On the run prevention side of the equation, the Royals are hard to top. On defense, they’re ranked second in defensive efficiency (converting 71.2 percent of balls in play into outs), and first in defensive runs saved with 39, 20 more than the second-place Astros. In the bullpen, their death-on-everybody late-game trio of Greg Holland, Wade Davis and Kelvin Herrera has become a death-on-everybody septet with Jason Frasor, Ryan Madson, Brandon Finnegan and Franklin Morales also all showing plus stuff and plus results. That defense and the bullpen add up to an ugly nightly challenge for opponents to get their scoring done early: If you don’t have a lead after the first three innings, the Royals are probably going to beat you, with a record of 39-9 if they lead or are tied through three.

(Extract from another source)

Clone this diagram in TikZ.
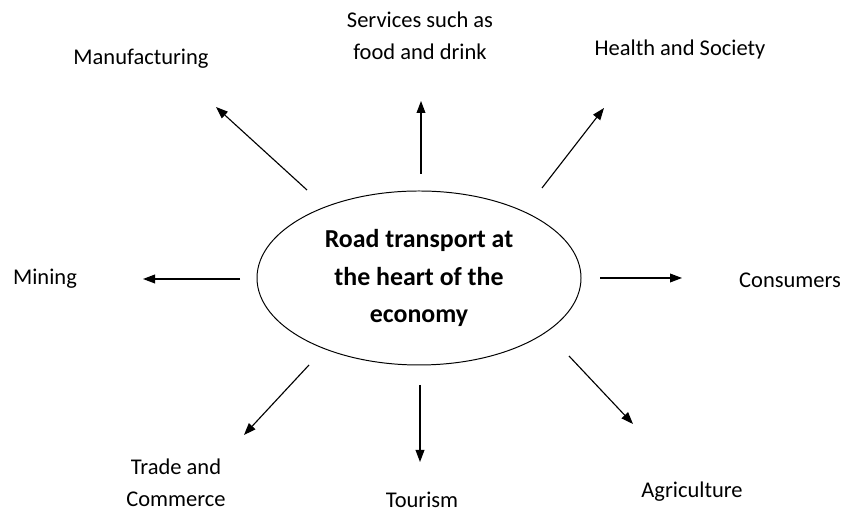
\documentclass[tikz,border=0pt]{standalone}
\usepackage{fontspec}
\setmainfont{Carlito}
\usetikzlibrary{arrows.meta,shapes.geometric}

\tikzset{
  sector/.style={align=center, inner sep=1pt, font=\fontsize{16}{22.8}\selectfont},
  hubtext/.style={align=center, font=\fontsize{18.4}{27}\selectfont\bfseries},
  arr/.style={line width=0.8pt, -{Triangle[length=3mm, width=2.2mm]}}
}

\begin{document}
\begin{tikzpicture}
	\useasboundingbox (0,0) rectangle (21.075,12.8);

	% the hub in the middle
	\node[draw, line width=0.7pt, ellipse, minimum width=8.1cm, minimum height=4.35cm, inner sep=0pt, hubtext] (hub) at (10.475, 5.85) {Road transport at\\the heart of the\\economy};

	% sectors round it
	\node[sector] (mfg) at (3.525, 11.325) {Manufacturing};
	\node[sector] (serv) at (10.5, 11.9) {Services such as\\food and drink};
	\node[sector] (health) at (17.0, 11.55) {Health and Society};
	\node[sector] (mining) at (1.125, 5.825) {Mining};
	\node[sector] (cons) at (19.75, 5.8) {Consumers};
	\node[sector] (trade) at (4.4, 0.74) {Trade and\\Commerce};
	\node[sector] (tour) at (10.55, 0.3) {Tourism};
	\node[sector] (agri) at (17.3, 0.5) {Agriculture};

	% arrow ends
	\coordinate (mfgT) at (7.675, 8.05);   \coordinate (mfgH) at (5.4, 10.125);
	\coordinate (servT) at (10.525, 8.45); \coordinate (servH) at (10.525, 10.275);
	\coordinate (hlthT) at (13.55, 8.1);   \coordinate (hlthH) at (15.1, 10.1);
	\coordinate (minT) at (6.0, 5.825);    \coordinate (minH) at (3.575, 5.825);
	\coordinate (consT) at (15.0, 5.85);   \coordinate (consH) at (17.05, 5.85);
	\coordinate (tradeT) at (7.725, 3.675); \coordinate (tradeH) at (6.1, 1.925);
	\coordinate (tourT) at (10.5, 3.175);  \coordinate (tourH) at (10.5, 1.25);
	\coordinate (agriT) at (14.225, 3.9);  \coordinate (agriH) at (15.825, 2.2);

	\draw[arr] (mfgT) -- (mfgH);
	\draw[arr] (servT) -- (servH);
	\draw[arr] (hlthT) -- (hlthH);
	\draw[arr] (minT) -- (minH);
	\draw[arr] (consT) -- (consH);
	\draw[arr] (tradeT) -- (tradeH);
	\draw[arr] (tourT) -- (tourH);
	\draw[arr] (agriT) -- (agriH);
\end{tikzpicture}
\end{document}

The thing is, the Royals have few tomorrows. While they’re relatively new to the postseason scene, they’re not the young club you might think they are. The only teams in the league with lineups older than the Royals’ average age of 29.0 are the Yankees (of course, at 32.6) and the Blue Jays (at 29.4). At 30.7 years old, their pitching staff’s average age is the oldest in the league. Left fielder Gordon is a free agent if he chooses to be this winter.

So put all of that together, and the one thing the Royals need is obvious: They need a No. 1 starter. Not because it will make that big of a difference in terms of their winning the Central, but because they want to win short-season series in October. Not because Yordano Ventura may not become that guy in a year or three, but because this team’s moment is now.

Why Johnny Cueto works for the Royals, perhaps more than for any other team that might put itself into that kind of conversation, is because of how he fits into this team. Durability is the question mark that Cueto has been tagged with after three DL stints in 2013 for shoulder trouble and more recent worries associated with his elbow. Say Ned Yost manages that risk aggressively, and say Cueto is more of a six- to seven-inning guy in the DH league -- that isn’t a problem for K.C., not on this team. With a bullpen this deep and a defense this good, that helps take the pressure off Cueto to try to be something more than he is -- merely one of baseball’s best starters, despite pitching in the homer-happy Gap.

As I said, going out and getting Cueto isn’t to take anything away from Ventura or Jason Vargas or even Kris Medlen, all of whom should contribute as starters in the second half once they come off the DL. But look at the Royals' current crew in the rotation: Edinson Volquez hasn’t posted a full-season FIP below 4.00 since 2008. Chris Young is 36, pitching with health the past couple of years for the longest stretch in a decade; even if he stays in working order, his FIP (3.89) suggests that nifty 2.64 ERA he’s sporting now won’t last. Jeremy Guthrie is a guy who allows 4.6 runs per nine on his career, 4.4 per nine as a Royal, and that’s counting this year’s decline to 5.4 RA/9. He’s also 36 years old, so that isn’t likely to get better with age; he’s an innings-eater, not a cabernet. And last season’s lesson was that you do not want to be the team starting Jeremy Guthrie in the seventh game of a World Series, because you may not be able to turn that into a bullpen game fast enough. And Joe Blanton? C’mon.

In contrast, think about what that crew looks like with a No. 1 in the mix, even for just the next couple of months. Ventura makes a heck of a guy to slot behind Cueto, freed from the expectation that he’d be the ace. Maybe Vargas is your No. 3, Volquez No. 4. Maybe Young is in that mix, or even Medlen, but that gets into “nice problem to have” territory. If the Giants can bump a guy like Tim Lincecum from their October rotation, none of these guys has an excuse.

All that needs to happen now is the hard part: actually trading for Johnny Cueto -- and good luck with that, Dayton Moore -- to help the Royals deliver a World Series now with a team that should be all about winning now. Because winning the AL Central? Book it.